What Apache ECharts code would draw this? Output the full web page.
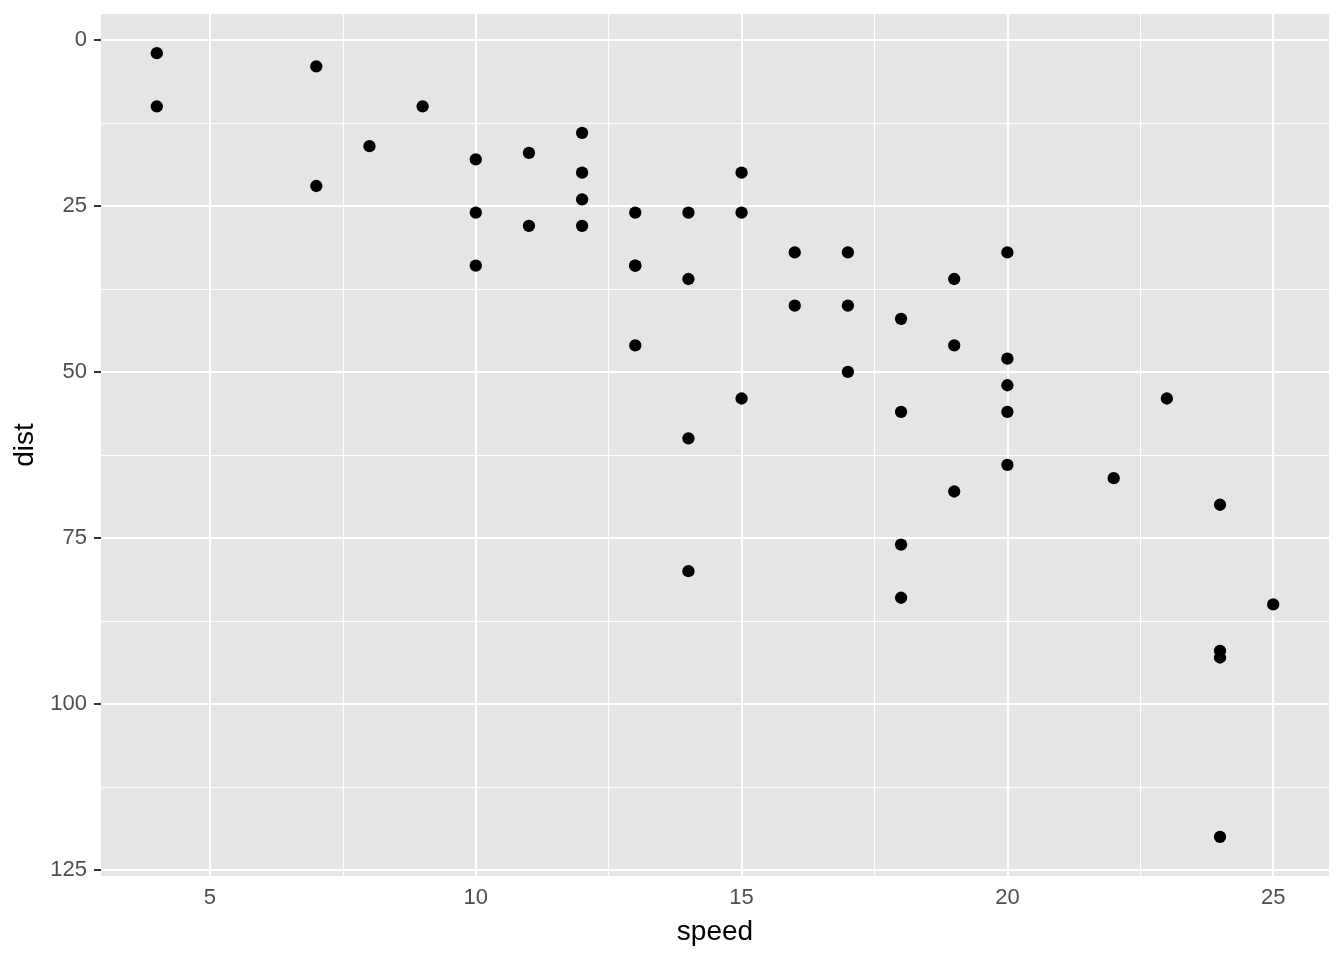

======

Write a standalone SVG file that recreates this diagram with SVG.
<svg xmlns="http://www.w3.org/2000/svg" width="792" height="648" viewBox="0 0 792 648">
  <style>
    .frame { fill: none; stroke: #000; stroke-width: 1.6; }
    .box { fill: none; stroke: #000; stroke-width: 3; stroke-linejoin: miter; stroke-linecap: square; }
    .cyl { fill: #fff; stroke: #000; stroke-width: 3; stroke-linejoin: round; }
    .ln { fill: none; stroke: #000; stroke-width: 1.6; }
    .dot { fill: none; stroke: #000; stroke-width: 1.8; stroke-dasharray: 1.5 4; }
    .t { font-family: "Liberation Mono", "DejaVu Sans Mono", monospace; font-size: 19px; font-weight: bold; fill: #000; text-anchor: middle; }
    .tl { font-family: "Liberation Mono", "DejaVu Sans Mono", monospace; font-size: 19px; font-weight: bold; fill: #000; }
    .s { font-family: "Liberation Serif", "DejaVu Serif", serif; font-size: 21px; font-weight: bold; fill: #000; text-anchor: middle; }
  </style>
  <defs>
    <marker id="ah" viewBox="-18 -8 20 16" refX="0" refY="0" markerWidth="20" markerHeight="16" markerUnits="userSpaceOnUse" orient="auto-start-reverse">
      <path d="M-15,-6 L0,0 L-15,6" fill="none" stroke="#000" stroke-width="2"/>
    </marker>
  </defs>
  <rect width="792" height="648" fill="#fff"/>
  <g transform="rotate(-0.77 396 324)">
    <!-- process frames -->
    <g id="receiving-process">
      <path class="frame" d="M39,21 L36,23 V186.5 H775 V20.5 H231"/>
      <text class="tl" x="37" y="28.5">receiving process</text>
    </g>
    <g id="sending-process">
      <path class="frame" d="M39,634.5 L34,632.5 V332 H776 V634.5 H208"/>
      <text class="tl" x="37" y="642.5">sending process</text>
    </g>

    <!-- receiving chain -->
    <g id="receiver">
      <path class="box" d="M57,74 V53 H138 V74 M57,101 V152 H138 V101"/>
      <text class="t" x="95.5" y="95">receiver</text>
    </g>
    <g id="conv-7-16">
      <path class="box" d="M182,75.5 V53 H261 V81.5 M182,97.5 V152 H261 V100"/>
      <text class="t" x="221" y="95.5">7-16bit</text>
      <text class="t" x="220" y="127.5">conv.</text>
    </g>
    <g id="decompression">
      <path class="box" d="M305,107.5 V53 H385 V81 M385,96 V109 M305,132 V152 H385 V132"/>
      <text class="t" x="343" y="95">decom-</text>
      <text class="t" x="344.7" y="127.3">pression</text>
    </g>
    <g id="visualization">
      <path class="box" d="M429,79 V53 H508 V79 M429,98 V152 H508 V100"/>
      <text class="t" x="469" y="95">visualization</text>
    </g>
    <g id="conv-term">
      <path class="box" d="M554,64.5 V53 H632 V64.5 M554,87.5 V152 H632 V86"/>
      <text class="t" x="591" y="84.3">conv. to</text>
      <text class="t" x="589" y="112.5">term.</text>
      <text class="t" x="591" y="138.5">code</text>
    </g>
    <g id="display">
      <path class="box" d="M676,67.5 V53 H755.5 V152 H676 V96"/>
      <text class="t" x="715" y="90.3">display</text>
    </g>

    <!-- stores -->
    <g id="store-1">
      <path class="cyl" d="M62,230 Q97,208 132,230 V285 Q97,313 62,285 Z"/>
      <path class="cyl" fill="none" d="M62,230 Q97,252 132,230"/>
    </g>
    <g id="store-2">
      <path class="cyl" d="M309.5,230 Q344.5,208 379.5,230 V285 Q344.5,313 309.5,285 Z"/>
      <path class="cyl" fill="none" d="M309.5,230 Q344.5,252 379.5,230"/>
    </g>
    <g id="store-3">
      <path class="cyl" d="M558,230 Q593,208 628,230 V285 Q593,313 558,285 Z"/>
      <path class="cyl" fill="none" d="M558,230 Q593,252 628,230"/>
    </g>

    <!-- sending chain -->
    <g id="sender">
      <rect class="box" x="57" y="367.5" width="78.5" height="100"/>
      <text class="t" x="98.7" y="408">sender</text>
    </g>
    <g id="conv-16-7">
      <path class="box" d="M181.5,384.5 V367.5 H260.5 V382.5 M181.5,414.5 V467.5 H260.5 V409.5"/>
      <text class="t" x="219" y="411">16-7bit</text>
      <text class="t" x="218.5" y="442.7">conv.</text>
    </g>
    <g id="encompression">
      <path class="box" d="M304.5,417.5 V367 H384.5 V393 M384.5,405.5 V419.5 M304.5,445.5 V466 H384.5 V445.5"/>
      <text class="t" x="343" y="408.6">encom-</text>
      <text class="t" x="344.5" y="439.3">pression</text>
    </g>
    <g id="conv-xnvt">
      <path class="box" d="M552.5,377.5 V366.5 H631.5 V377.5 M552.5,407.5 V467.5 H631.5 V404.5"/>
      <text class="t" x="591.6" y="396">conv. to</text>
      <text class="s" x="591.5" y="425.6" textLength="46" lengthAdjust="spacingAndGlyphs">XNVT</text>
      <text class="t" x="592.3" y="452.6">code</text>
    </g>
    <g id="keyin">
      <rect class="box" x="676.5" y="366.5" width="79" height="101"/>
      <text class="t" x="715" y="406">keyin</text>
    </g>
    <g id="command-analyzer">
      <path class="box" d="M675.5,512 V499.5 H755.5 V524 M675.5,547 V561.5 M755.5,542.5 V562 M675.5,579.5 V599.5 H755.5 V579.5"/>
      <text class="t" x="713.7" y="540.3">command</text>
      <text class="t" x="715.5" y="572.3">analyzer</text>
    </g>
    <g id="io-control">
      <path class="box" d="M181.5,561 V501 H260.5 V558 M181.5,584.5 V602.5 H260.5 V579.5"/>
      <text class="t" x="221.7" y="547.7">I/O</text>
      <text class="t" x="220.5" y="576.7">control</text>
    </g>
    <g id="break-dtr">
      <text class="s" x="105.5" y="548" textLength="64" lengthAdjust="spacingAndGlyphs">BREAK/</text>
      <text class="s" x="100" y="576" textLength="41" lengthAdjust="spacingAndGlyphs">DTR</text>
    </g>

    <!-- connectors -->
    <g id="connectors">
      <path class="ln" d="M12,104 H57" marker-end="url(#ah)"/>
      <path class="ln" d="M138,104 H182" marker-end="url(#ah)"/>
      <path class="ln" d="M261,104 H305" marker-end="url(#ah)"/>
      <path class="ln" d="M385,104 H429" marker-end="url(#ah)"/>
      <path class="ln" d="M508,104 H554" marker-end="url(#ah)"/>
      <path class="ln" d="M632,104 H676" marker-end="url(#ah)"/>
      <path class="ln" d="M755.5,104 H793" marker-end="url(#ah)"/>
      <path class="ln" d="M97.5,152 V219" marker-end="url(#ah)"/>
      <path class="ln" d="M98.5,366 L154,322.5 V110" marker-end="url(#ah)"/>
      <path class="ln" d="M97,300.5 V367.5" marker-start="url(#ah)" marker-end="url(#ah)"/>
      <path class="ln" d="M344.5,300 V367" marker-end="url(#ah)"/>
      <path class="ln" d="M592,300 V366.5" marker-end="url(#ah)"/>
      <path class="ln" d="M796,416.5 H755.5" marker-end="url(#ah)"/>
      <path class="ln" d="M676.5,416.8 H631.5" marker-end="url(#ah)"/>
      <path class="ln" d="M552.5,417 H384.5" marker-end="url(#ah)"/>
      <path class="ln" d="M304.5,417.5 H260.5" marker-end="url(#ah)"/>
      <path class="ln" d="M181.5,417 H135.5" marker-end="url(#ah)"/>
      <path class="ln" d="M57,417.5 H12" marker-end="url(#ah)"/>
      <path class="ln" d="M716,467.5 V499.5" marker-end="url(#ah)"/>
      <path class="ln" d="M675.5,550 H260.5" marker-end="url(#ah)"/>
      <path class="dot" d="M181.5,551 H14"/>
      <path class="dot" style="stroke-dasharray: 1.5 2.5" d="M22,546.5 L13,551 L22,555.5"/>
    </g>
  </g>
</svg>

======

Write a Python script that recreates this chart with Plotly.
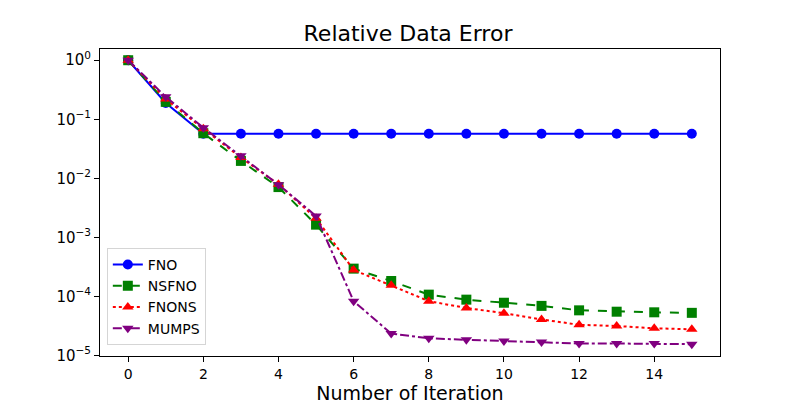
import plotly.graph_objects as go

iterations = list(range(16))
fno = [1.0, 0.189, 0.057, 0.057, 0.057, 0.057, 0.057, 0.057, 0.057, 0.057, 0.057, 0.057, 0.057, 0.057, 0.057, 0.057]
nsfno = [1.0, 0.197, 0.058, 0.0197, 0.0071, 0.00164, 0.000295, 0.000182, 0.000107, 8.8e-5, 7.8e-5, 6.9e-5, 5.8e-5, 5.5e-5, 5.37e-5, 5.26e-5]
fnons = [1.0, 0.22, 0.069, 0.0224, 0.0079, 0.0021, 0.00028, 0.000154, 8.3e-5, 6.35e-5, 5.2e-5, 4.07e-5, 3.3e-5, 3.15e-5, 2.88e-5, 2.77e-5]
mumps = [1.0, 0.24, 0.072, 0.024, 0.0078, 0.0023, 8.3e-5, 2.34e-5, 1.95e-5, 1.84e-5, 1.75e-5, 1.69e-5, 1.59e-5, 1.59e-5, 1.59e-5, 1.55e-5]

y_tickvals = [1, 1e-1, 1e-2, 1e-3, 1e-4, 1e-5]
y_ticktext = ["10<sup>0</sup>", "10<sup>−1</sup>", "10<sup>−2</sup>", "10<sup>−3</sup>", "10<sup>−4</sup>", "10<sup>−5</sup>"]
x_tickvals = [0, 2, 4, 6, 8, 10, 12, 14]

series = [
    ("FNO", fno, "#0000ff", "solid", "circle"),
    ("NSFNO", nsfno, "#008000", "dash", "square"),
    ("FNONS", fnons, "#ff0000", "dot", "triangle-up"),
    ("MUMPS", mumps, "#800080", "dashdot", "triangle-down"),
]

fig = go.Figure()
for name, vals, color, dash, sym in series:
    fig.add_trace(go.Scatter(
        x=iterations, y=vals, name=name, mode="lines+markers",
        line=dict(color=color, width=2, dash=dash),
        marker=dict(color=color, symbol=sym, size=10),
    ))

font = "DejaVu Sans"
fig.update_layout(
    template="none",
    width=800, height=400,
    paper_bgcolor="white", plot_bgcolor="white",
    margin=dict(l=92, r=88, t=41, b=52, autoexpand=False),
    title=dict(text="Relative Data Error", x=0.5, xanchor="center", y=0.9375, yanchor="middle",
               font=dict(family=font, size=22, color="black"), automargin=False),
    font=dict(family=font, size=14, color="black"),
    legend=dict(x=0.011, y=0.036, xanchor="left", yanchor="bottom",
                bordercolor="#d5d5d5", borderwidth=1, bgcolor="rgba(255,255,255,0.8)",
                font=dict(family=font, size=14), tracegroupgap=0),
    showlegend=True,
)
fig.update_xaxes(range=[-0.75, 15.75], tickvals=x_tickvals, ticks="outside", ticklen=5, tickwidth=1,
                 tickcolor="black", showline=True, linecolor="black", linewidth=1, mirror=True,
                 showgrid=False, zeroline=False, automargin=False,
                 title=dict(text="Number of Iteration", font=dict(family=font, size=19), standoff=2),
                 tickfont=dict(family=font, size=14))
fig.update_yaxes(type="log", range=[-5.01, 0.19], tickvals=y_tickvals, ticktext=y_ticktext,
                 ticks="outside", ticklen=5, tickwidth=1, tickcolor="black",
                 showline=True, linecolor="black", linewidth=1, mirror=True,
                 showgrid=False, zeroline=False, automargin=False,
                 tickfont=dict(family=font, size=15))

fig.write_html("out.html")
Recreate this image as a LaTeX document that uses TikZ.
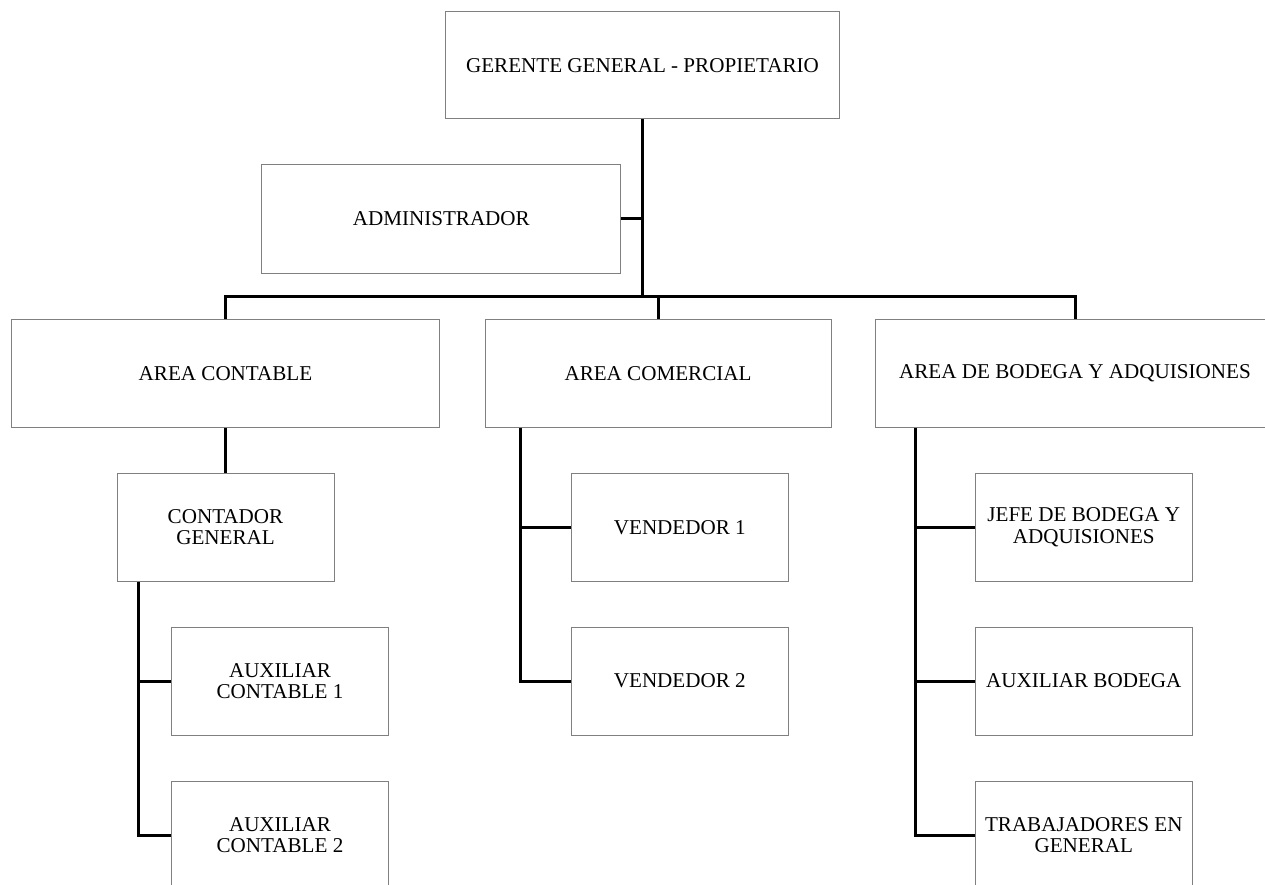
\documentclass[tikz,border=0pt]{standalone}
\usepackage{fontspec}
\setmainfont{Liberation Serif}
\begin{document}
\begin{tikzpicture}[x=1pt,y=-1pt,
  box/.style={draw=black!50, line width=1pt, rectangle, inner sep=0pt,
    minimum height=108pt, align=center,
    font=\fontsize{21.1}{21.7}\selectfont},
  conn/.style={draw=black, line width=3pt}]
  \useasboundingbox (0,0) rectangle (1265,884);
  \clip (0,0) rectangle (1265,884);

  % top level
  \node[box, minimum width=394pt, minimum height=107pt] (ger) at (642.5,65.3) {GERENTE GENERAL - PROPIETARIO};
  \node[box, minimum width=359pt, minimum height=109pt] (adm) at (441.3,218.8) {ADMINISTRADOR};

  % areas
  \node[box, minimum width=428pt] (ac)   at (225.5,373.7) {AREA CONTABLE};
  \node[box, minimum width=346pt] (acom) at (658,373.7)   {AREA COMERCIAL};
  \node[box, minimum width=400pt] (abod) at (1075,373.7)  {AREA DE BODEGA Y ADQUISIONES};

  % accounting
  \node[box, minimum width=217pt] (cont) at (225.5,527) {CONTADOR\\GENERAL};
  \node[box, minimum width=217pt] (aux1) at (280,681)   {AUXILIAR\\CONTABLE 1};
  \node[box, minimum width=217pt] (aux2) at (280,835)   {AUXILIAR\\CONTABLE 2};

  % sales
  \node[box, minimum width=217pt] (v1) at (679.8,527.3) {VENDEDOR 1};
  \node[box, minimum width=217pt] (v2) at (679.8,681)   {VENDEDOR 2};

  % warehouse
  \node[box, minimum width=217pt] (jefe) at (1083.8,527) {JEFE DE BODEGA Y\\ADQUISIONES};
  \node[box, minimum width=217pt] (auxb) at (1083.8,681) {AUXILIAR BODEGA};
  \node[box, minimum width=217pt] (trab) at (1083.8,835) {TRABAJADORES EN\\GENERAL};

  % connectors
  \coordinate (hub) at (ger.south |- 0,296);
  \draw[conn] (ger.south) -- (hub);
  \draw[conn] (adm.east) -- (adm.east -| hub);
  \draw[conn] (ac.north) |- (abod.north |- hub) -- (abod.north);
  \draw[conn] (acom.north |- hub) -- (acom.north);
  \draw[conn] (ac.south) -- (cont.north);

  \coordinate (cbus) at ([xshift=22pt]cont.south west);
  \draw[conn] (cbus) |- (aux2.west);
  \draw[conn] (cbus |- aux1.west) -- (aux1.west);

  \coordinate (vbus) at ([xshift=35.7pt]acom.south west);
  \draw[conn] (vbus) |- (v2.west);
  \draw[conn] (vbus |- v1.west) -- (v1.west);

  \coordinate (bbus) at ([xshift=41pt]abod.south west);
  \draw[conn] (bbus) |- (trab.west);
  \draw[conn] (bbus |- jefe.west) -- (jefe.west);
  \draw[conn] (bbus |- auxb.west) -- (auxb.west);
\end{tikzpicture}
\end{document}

======

> **GIVEN REQUEST**: In the records, locate each line holding the string "code" and copy it.

> **CORRECT RESPONSE**:
What Apache ECharts code would draw this? Output the full web page.
      <text class="t" x="591" y="138.5">code</text>
      <text class="t" x="592.3" y="452.6">code</text>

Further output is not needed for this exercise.